As a business leader, there are some things you should know about data science. We have highlighted the most significant below. But first, let’s understand what data science entails.

A Quick Overview of Data Science

Data scientists combine several disciplines, including probability, programming, statistics, cloud computing, analysis, etc., to derive value from their data. As a data scientist, you must be an expert in nearly all the data science subfields to work in this vast and rapidly expanding field.

Most businesses today know the value of a data-driven business strategy and the need to develop, nurture and maximize cutting-edge technologies. They are keeping up with the latest data science trends and technologies that can help them extract the most precise insights from the steady stream of gathered data.

Types of Data

Now that you know what data science entails let’s look at the holy grail of data science – ie, the data itself. Leaders looking to transform their organizations must understand the different types of data and how to collect and use them to gain a competitive advantage. Below are the various types of data.

Big Data

Big Data refers to a sizable amount of data that cannot be stored or processed using standard data storage or processing tools. The enormous amount of data generated by human and machine activities has resulted in such complex and vast data that neither humans nor a relational database can help analyze. However, when properly analyzed with modern tools, these vast amounts of data will offer your organization beneficial insights that aid in improving your operations. Big data are often described using Volume, Velocity, Variety, Veracity, Value, and Variability.

Data Forms

A large amount of data is produced as the internet and technology expand. This data can be categorized into structured or unstructured data. Structured data has a high degree of organizational properties that make it simple to access and use for analysis. An example is a relational database. The data has a defined structure which is helpful to analysts thanks to the tables, columns, and rows.

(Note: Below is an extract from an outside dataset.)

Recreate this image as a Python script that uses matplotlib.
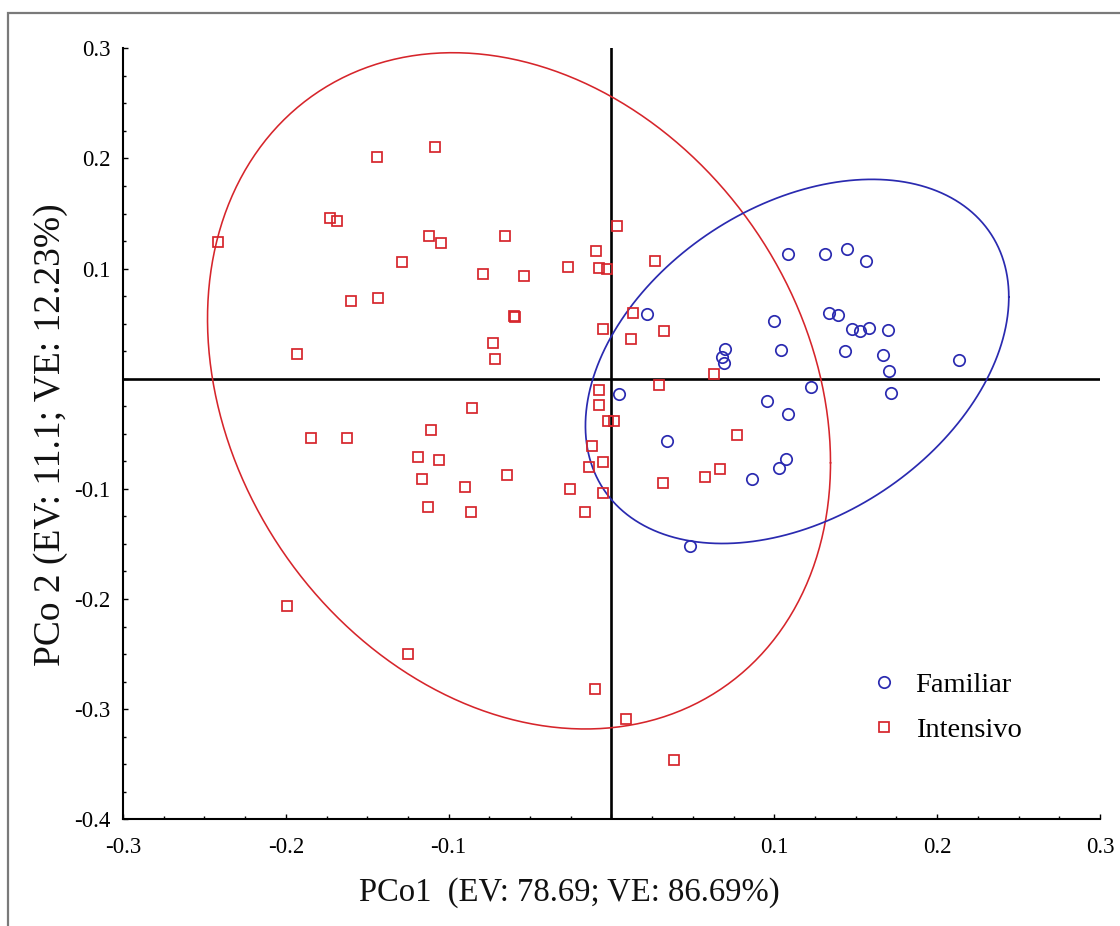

On the other hand, unstructured data refers to datasets that are not well-organized and do not follow a predetermined data model. The majority of big data is made up of unstructured data. The amount of unstructured data is growing due to the images we post to Facebook and Instagram and the videos we consume from YouTube and other platforms. You can learn more about data forms by exploring structured vs. unstructured data. Data types such as XML, CSV, and HTML files fall into a group known as semi-structured data.

Open & Proprietary Data

You can further categorize data into open and proprietary data. This is based on defining the data’s availability, ownership, and usage rights. Open data is freely accessible to everyone. These datasets are regularly used in Kaggle competitions and other training environments. On the other hand, proprietary data is owned by a person or business. It is shielded by copyright laws and perhaps other legal measures.

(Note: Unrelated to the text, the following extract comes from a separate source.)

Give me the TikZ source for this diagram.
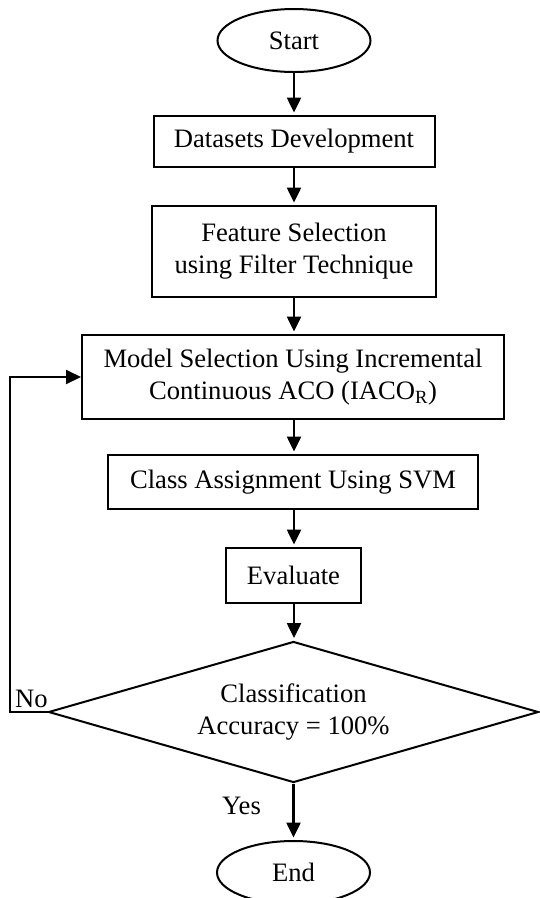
\documentclass[tikz,border=0pt]{standalone}
\usepackage{fontspec}
\setmainfont{Liberation Serif}
\usetikzlibrary{shapes.geometric,arrows.meta}
\tikzset{
  every node/.style={font=\fontsize{26.6}{32}\selectfont},
  procbox/.style={draw, line width=2pt, rectangle, inner sep=0pt, align=center},
  termnode/.style={draw, line width=2pt, ellipse, inner sep=0pt, minimum width=153pt, minimum height=63pt},
  decnode/.style={draw, line width=2pt, diamond, aspect=3.47, inner sep=0pt, minimum width=490pt, minimum height=141pt, align=center},
  flow/.style={line width=2.5pt, -{Triangle[length=15pt,width=14pt]}, shorten >=2.5pt},
  lbl/.style={inner sep=0pt}
}
\begin{document}
\begin{tikzpicture}[x=1pt,y=-1pt]
\useasboundingbox (0,0) rectangle (539,898);
\node[termnode] (start) at (294,40.5) {Start};
\node[procbox, minimum width=281pt, minimum height=51pt] (ds) at (294,141.5) {Datasets Development};
\node[procbox, minimum width=284pt, minimum height=91pt] (fs) at (294,251.5) {Feature Selection\\using Filter Technique};
\node[procbox, minimum width=422pt, minimum height=84pt] (ms) at (293,377) {Model Selection Using Incremental\\Continuous ACO (IACO\textsubscript{R})};
\node[procbox, minimum width=370pt, minimum height=54pt] (ca) at (293,482) {Class Assignment Using SVM};
\node[procbox, minimum width=135pt, minimum height=55pt] (ev) at (293.5,575.5) {Evaluate};
\node[decnode] (dec) at (293.5,712) {Classification\\Accuracy = 100\%};
\node[termnode] (end) at (293.5,872.5) {End};
\node[lbl] (no) at (31.5,699) {No};
\node[lbl] (yes) at (241.5,806) {Yes};
\coordinate (loop) at (10,712);
\draw[flow] (start.south) -- (start.south |- ds.north);
\draw[flow] (ds.south -| start.south) -- (start.south |- fs.north);
\draw[flow] (fs.south -| start.south) -- (start.south |- ms.north);
\draw[flow] (ms.south -| start.south) -- (start.south |- ca.north);
\draw[flow] (ca.south -| start.south) -- (start.south |- ev.north);
\draw[flow] (ev.south -| start.south) -- (start.south |- dec.north);
\draw[flow] (dec.south) -- (end.north);
\draw[line width=2pt, -{Triangle[length=15pt,width=14pt]}] (dec.west) -- (loop) |- (ms.west);
\end{tikzpicture}
\end{document}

Data Sources and Repositories

Data can also be categorized and even analyzed based on the source. For instance, you can analyze social media data and transactional data separately. Data can also stream from field machines, user gadgets, IoT devices, etc. Proper labeling of the data sources can help boost data utilization and accuracy.

Data repositories are sets of data that have been isolated for data reporting and analysis. Another name for a data repository is a data library or data archive. Examples of data repositories include; data warehouses, relational databases, data lakes, and Data marts.

The Bottom Line

Data science’s primary contribution to an organization is its facilitation and empowerment of decision-making. If you use a data-science strategy in your business, you are more likely to do better than your peers.

When implemented right, data science capabilities allow for greater profitability of your business, enhanced performance, operational effectiveness, and improved workflows. You can invest in your data science capabilities by hiring the best data science talents and providing them with the right tools and technologies.